Lascio agli esperti il compito di analizzare l’iniziativa “epocale” promossa dal ministro Elisabetta Trenta in fatto di sindacalismo militare; vorrei limitarmi ad evidenziare due aspetti di irrinunciabile rilevanza, non prima di aver premesso una innegabile verità.
Un sindacato che si rispetti, come qualunque rappresentanza di categoria, per difendere gli interessi dei propri adepti di fronte a una controparte che si dimostri sorda a recepire le istanze che le vengono proposte non dispone che di un'arma: lo sciopero.
(Primo aspetto) Nel mondo militare “sciopero” significa “disubbedienza”. Fu e resta emblematica l’esperienza dei controllori di volo benedetta a suo tempo dall’allora Comandante Supremo delle Forze Armate Sandro Pertini che, per evitare uno shock istituzionale, sancì la smilitarizzazione della categoria.
(Secondo aspetto) Se i vertici militari non riescono a far pesare di fronte al potere politico la loro voce in fatto di bilancio della difesa (quello italiano confrontato con quelli di nazioni similari è impresentabile), di obsolescenza di sistemi d'arma e di linee mezzi, di condizioni delle infrastrutture e dei poligoni, di retribuzione del personale ecc, i vertici non possono che scegliere tra due strade: A, dire signorsì e chinare il capo, oppure B, dire signornò e dimettersi. Mentre con l’opzione A le cose non cambiano o, come accade in Italia da decenni, cambiano in peggio, con l’opzione B si possono ipotizzare due scenari. Se riguardano un caso isolato, come già successo, le dimissioni servono solo a mettere in speranzosa fibrillazione i potenziali candidati alla successione del dimissionario, candidati che avranno premura di lanciare chiari messaggi di aver preso le distanze dal “ribelle”. Ma se a dimettersi ...fossero due-tre-quattro figure chiave? Allora sarebbe un terremoto non da poco ed emergerebbe con evidenza come dire signorsì può assumere una connotazione negativa mentre il signornò può assurgere al rango di quella che De Gaulle definiva “la virtù della disobbedienza”.

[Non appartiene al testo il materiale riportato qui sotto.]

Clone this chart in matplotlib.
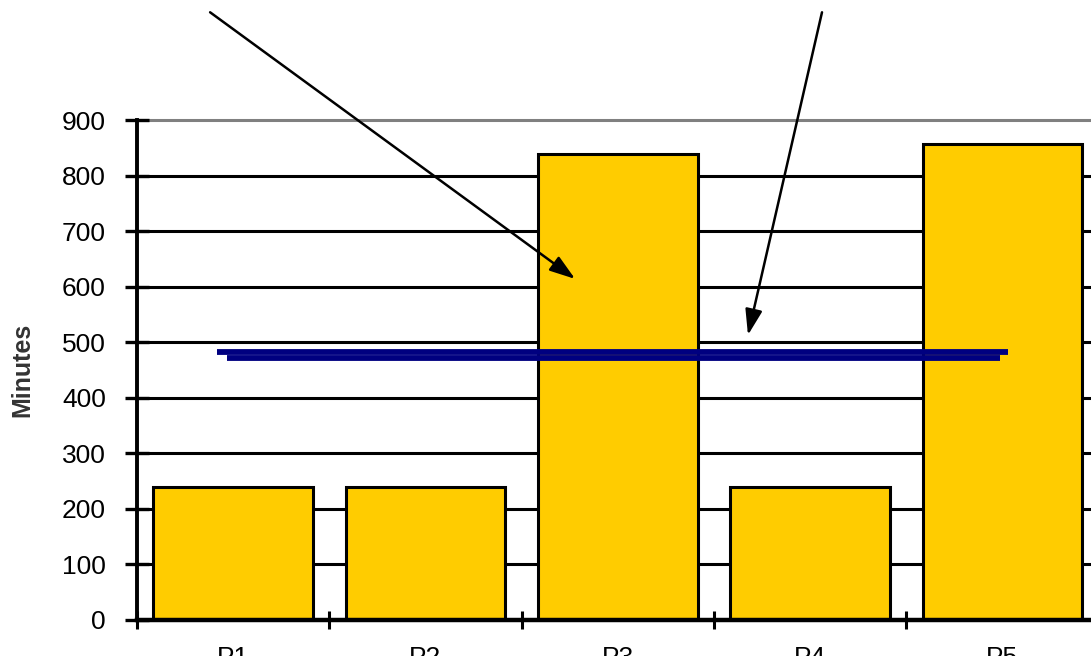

Tenuto tuttavia conto che alla classe politica e a gran parte dell’opinione pubblica italiana del mondo militare non interessa granché, temo che in ogni caso il declino delle nostre Forze Armate continuerà inarrestabile, di pari passo con le decurtazioni dei bilanci militari. E per creare una cortina fumogena intorno al collasso di un problema che investe la sicurezza, l’orgoglio e la dignità nazionali, il ministro Elisabetta Trenta continuerà a occuparsi di sindacalizzazione delle Forze Armate, di lotta all'obesità, di riduzione del 25% del numero dei cappellani militari, del mitico intramontabile uranio impoverito ereditato da generazioni di politici affetti da strabismo ideologico conclamato e, dulcis in fundo, della bitumazione delle strade della Capitale. Una politica insomma che mira a creare un soldato tuttofare, in versione Anas-Croce Rossa-Vigile del fuoco-tutore dell'ordine pubblico e traghettatore di clandestini, buono insomma per qualsiasi ruolo meno che per quello di combattente. Il tutto con buona pace dei nostri confini nazionali che una recente corrente di pensiero sostiene non sia più necessario vigilare e difendere. Sarebbe interessante conoscere in merito il parere dei vertici militari; attenzione però, perché c'è da mettere a rischio uno scranno al Senato o alla Camera o una poltrona a Bruxelles o un ufficio direttivo in qualche azienda di livello nazionale.